PBL requires critical thinking, problem solving, collaboration, and various forms of communication. To answer a driving question and create high-quality work, students need to do much more than remember information. They need to use higher-order thinking skills and learn to work as a team.
Project-Based Learning In Practice
Students work on a project over an extended period of time – from a week up to a semester – that engages them in solving a real-world problem or answering a complex question. They demonstrate their knowledge and skills by creating a public product or presentation for a real audience.
As a result, students develop deep content knowledge as well as critical thinking, collaboration, creativity, and communication skills. Project Based Learning unleashes a contagious, creative energy among students and teachers.
English Language Arts
Wit & Wisdom
Wit & Wisdom is a K–8 English language arts curriculum that brings the rich content everyone loves into your child's classroom.

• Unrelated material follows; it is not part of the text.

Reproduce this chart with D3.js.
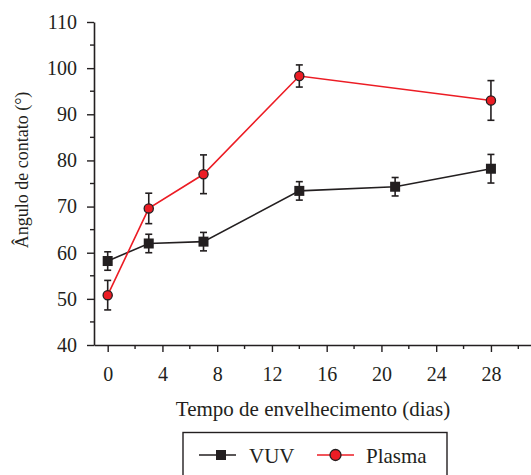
<!DOCTYPE html>
<html>
<head>
<meta charset="utf-8">
<script src="https://cdn.jsdelivr.net/npm/d3@7"></script>
<style>
  body { margin: 0; background: #fff; }
  text { font-family: "Liberation Serif", "Times New Roman", serif; fill: #231f20; }
</style>
</head>
<body>
<svg id="chart" width="531" height="475"></svg>
<script>
const days = [0, 3, 7, 14, 21, 28]
const vuv = [58.2, 62.0, 62.4, 73.4, 74.3, 78.2]
const vuvErr = [2.0, 2.0, 2.0, 2.0, 2.0, 3.1]
const plasmaDays = [0, 3, 7, 14, 28]
const plasma = [50.8, 69.6, 77.0, 98.3, 93.0]
const plasmaErr = [3.2, 3.3, 4.2, 2.4, 4.3]
const xTicks = [0, 4, 8, 12, 16, 20, 24, 28]
const yTicks = [40, 50, 60, 70, 80, 90, 100, 110]

const serif = '"Liberation Serif", "Times New Roman", serif'
const svg = d3.select('#chart')
const ink = '#231f20'
const red = '#ec1c24'

const x = d3.scaleLinear().domain([-1, 31]).range([94, 532])
const y = d3.scaleLinear().domain([40, 110]).range([345, 22])

// minor ticks halfway between labelled ones
const xMinor = d3.range(2, 31, 4)
const yMinor = d3.range(45, 110, 10)

const xAxis = svg.append('g').attr('transform', 'translate(0,345)')
xAxis.call(d3.axisBottom(x).tickValues(xTicks).tickSize(7).tickSizeOuter(0).tickPadding(15))
xAxis.append('g').selectAll('line').data(xMinor).join('line')
    .attr('x1', d => x(d)).attr('x2', d => x(d))
    .attr('y1', 0).attr('y2', 4)

const yAxis = svg.append('g').attr('transform', 'translate(94,0)')
yAxis.call(d3.axisLeft(y).tickValues(yTicks).tickSize(7).tickSizeOuter(0).tickPadding(10))
yAxis.append('g').selectAll('line').data(yMinor).join('line')
    .attr('x1', 0).attr('x2', -4)
    .attr('y1', d => y(d)).attr('y2', d => y(d))

svg.selectAll('.domain').attr('stroke', ink).attr('stroke-width', 1.6)
xAxis.selectAll('line').attr('stroke', ink).attr('stroke-width', 1.4)
yAxis.selectAll('line').attr('stroke', ink).attr('stroke-width', 1.4)
xAxis.attr('font-family', serif)
yAxis.attr('font-family', serif)
svg.selectAll('.tick text')
    .attr('font-family', serif)
    .attr('font-size', 20)
    .attr('fill', ink)

svg.append('text')
    .attr('x', 313).attr('y', 416)
    .attr('text-anchor', 'middle')
    .attr('font-family', serif)
    .attr('font-size', 21)
    .text('Tempo de envelhecimento (dias)')

svg.append('text')
    .attr('transform', 'translate(28,170) rotate(-90)')
    .attr('text-anchor', 'middle')
    .attr('font-family', serif)
    .attr('font-size', 18)
    .text('Ângulo de contato (°)')

const line = d3.line().x(d => x(d[0])).y(d => y(d[1]))

function drawSeries(xs, ys, errs, color, shape) {
    const pts = xs.map((d, i) => [d, ys[i], errs[i]])
    const g = svg.append('g')
    g.append('path').datum(pts)
        .attr('d', line)
        .attr('fill', 'none')
        .attr('stroke', color)
        .attr('stroke-width', 1.6)
    const eb = g.append('g').selectAll('g').data(pts).join('g')
        .attr('stroke', ink).attr('stroke-width', 1.6)
    eb.append('line')
        .attr('x1', d => x(d[0])).attr('x2', d => x(d[0]))
        .attr('y1', d => y(d[1] - d[2])).attr('y2', d => y(d[1] + d[2]))
    eb.append('line')
        .attr('x1', d => x(d[0]) - 3.5).attr('x2', d => x(d[0]) + 3.5)
        .attr('y1', d => y(d[1] + d[2])).attr('y2', d => y(d[1] + d[2]))
    eb.append('line')
        .attr('x1', d => x(d[0]) - 3.5).attr('x2', d => x(d[0]) + 3.5)
        .attr('y1', d => y(d[1] - d[2])).attr('y2', d => y(d[1] - d[2]))
    if (shape === 'square') {
        g.append('g').selectAll('rect').data(pts).join('rect')
            .attr('x', d => x(d[0]) - 5).attr('y', d => y(d[1]) - 5)
            .attr('width', 10).attr('height', 10)
            .attr('fill', ink)
    } else {
        g.append('g').selectAll('circle').data(pts).join('circle')
            .attr('cx', d => x(d[0])).attr('cy', d => y(d[1]))
            .attr('r', 4.6)
            .attr('fill', red)
            .attr('stroke', ink).attr('stroke-width', 1.3)
    }
}

drawSeries(days, vuv, vuvErr, ink, 'square')
drawSeries(plasmaDays, plasma, plasmaErr, red, 'circle')

// legend
const lg = svg.append('g')
lg.append('rect')
    .attr('x', 183).attr('y', 432.5).attr('width', 264).attr('height', 60)
    .attr('fill', '#fff').attr('stroke', ink).attr('stroke-width', 1.4)
lg.append('line').attr('x1', 199).attr('x2', 236).attr('y1', 455).attr('y2', 455)
    .attr('stroke', ink).attr('stroke-width', 1.6)
lg.append('rect').attr('x', 216).attr('y', 450).attr('width', 10).attr('height', 10).attr('fill', ink)
lg.append('text').attr('x', 249).attr('y', 463).attr('font-family', serif).attr('font-size', 21).text('VUV')
lg.append('line').attr('x1', 317).attr('x2', 354).attr('y1', 455).attr('y2', 455)
    .attr('stroke', red).attr('stroke-width', 1.6)
lg.append('circle').attr('cx', 335.5).attr('cy', 455).attr('r', 5.5)
    .attr('fill', red).attr('stroke', ink).attr('stroke-width', 1.3)
lg.append('text').attr('x', 366).attr('y', 463).attr('font-family', serif).attr('font-size', 21).text('Plasma')
</script>
</body>
</html>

We believe that classrooms are places where students and teachers encounter wit, wisdom, wonder, rigor, and knowledge and that literature, history, art, and science all have a place in ELA instruction. Wit & Wisdom helps your student meet the expectations of the new standards while celebrating the joy of reading and writing.
Mathematics
Eureka Math
Thoughtfully constructed and designed like a story, Eureka Math is meticulously coherent, with an intense focus on key concepts that layer over time, creating enduring knowledge. Students gain a complete body of math knowledge, not just a discrete set of skills. They use the same models and problem-solving methods from grade to grade, so math concepts stay with them, year after year.
Social Studies
Passport to Social Studies
The goal of social studies is to make sure that all students graduate from high school prepared for college, a career, and a future as a productive adult. Students use rich content, themes and big ideas to learn history, geography, economics, civics, citizenship and government, using important skills to “think like historians.” Teachers also include literacy in the social studies classroom, helping students use evidence from text when reading, writing, and discussing.
Science
Amplify Science
Amplify Science is a K–8 science curriculum that blends hands-on investigations, literacy-rich activities, and interactive digital tools to empower students to think, read, write, and argue like real scientists. Each unit of Amplify Science engages students in a relevant, real-world problem where they investigate scientific phenomena, engage in collaboration and discussion, and develop models or explanations in order to arrive at solutions.